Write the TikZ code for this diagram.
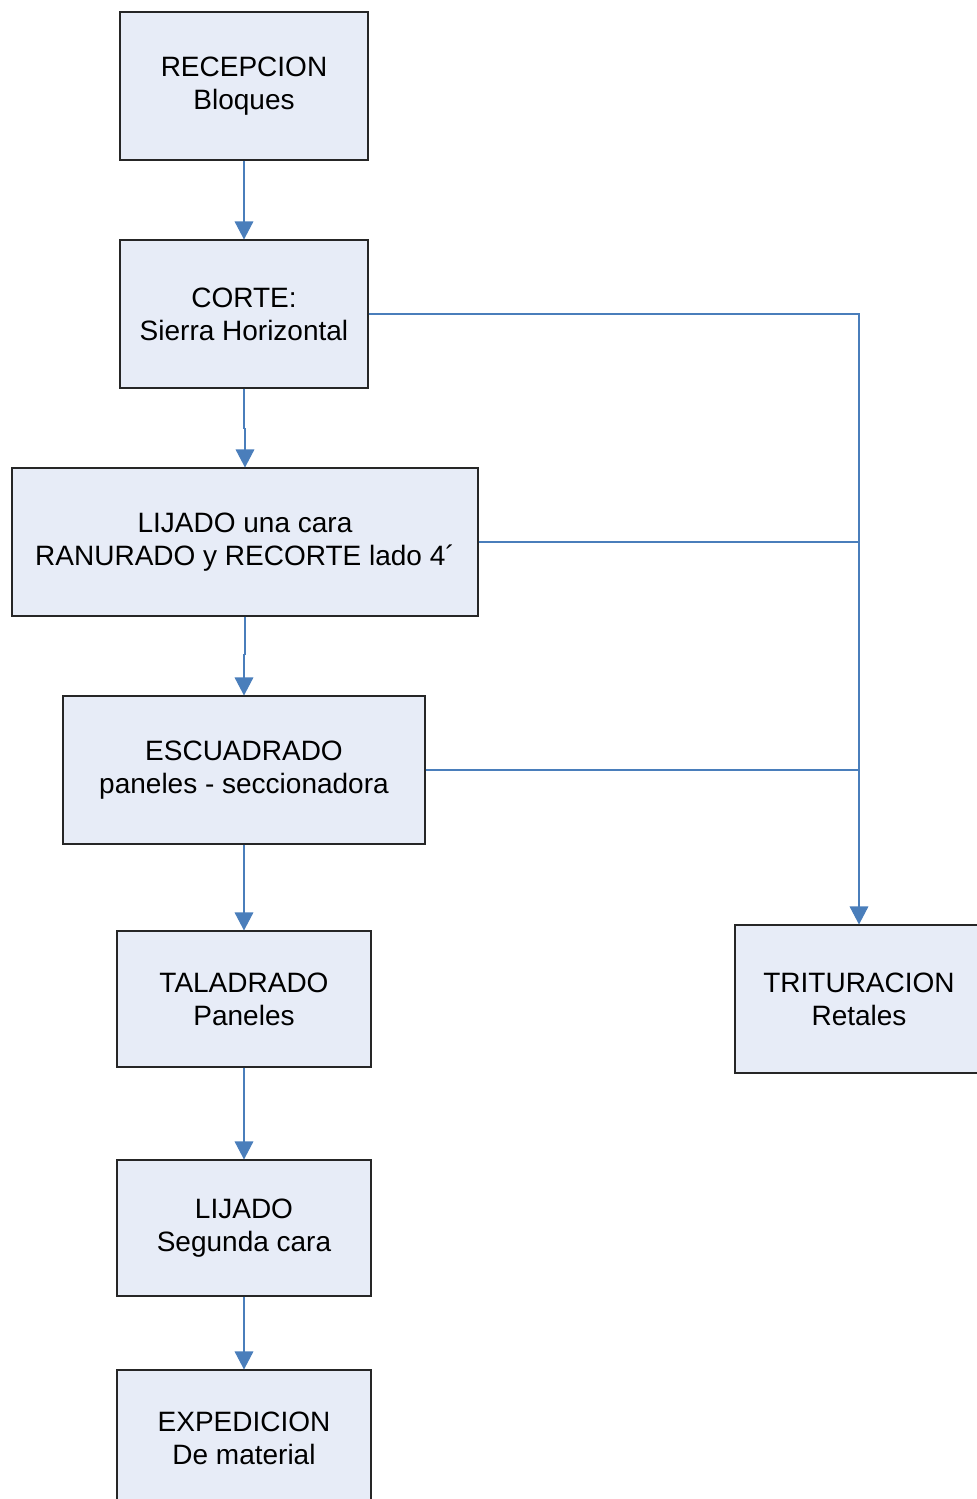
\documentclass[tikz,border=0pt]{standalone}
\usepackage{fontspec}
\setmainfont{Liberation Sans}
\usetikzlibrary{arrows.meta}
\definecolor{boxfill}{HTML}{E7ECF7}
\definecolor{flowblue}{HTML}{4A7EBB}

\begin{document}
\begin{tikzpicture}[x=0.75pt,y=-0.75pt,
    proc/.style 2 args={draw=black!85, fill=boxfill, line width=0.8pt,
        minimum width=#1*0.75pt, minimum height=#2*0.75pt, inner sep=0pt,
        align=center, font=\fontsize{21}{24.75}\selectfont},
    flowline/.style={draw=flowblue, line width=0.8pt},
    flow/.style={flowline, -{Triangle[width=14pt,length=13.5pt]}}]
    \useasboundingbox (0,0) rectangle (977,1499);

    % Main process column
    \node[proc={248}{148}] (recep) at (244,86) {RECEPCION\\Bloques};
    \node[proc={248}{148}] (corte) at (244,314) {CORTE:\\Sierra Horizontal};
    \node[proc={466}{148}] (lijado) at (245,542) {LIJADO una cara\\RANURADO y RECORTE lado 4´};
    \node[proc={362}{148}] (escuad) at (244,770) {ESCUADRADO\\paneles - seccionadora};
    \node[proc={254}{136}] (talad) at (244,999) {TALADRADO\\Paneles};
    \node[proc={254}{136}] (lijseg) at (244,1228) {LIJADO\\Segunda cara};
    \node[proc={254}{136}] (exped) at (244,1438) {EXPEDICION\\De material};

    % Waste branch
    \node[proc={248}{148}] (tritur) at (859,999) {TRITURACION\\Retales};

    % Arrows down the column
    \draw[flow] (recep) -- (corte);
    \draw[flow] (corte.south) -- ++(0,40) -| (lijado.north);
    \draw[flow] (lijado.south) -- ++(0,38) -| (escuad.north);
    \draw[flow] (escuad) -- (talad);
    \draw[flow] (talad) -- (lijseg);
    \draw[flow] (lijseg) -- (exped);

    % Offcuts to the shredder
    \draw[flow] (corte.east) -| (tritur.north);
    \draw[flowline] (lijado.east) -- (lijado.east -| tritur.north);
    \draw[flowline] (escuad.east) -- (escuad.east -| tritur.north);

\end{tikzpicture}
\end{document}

◆ EXERCISE TASK ◆
Without the pictures, repeat the listing above exactly.

◆ COMPLETE OUTPUT ◆
Write the TikZ code for this diagram.
\documentclass[tikz,border=0pt]{standalone}
\usepackage{fontspec}
\setmainfont{Liberation Sans}
\usetikzlibrary{arrows.meta}
\definecolor{boxfill}{HTML}{E7ECF7}
\definecolor{flowblue}{HTML}{4A7EBB}

\begin{document}
\begin{tikzpicture}[x=0.75pt,y=-0.75pt,
    proc/.style 2 args={draw=black!85, fill=boxfill, line width=0.8pt,
        minimum width=#1*0.75pt, minimum height=#2*0.75pt, inner sep=0pt,
        align=center, font=\fontsize{21}{24.75}\selectfont},
    flowline/.style={draw=flowblue, line width=0.8pt},
    flow/.style={flowline, -{Triangle[width=14pt,length=13.5pt]}}]
    \useasboundingbox (0,0) rectangle (977,1499);

    % Main process column
    \node[proc={248}{148}] (recep) at (244,86) {RECEPCION\\Bloques};
    \node[proc={248}{148}] (corte) at (244,314) {CORTE:\\Sierra Horizontal};
    \node[proc={466}{148}] (lijado) at (245,542) {LIJADO una cara\\RANURADO y RECORTE lado 4´};
    \node[proc={362}{148}] (escuad) at (244,770) {ESCUADRADO\\paneles - seccionadora};
    \node[proc={254}{136}] (talad) at (244,999) {TALADRADO\\Paneles};
    \node[proc={254}{136}] (lijseg) at (244,1228) {LIJADO\\Segunda cara};
    \node[proc={254}{136}] (exped) at (244,1438) {EXPEDICION\\De material};

    % Waste branch
    \node[proc={248}{148}] (tritur) at (859,999) {TRITURACION\\Retales};

    % Arrows down the column
    \draw[flow] (recep) -- (corte);
    \draw[flow] (corte.south) -- ++(0,40) -| (lijado.north);
    \draw[flow] (lijado.south) -- ++(0,38) -| (escuad.north);
    \draw[flow] (escuad) -- (talad);
    \draw[flow] (talad) -- (lijseg);
    \draw[flow] (lijseg) -- (exped);

    % Offcuts to the shredder
    \draw[flow] (corte.east) -| (tritur.north);
    \draw[flowline] (lijado.east) -- (lijado.east -| tritur.north);
    \draw[flowline] (escuad.east) -- (escuad.east -| tritur.north);

\end{tikzpicture}
\end{document}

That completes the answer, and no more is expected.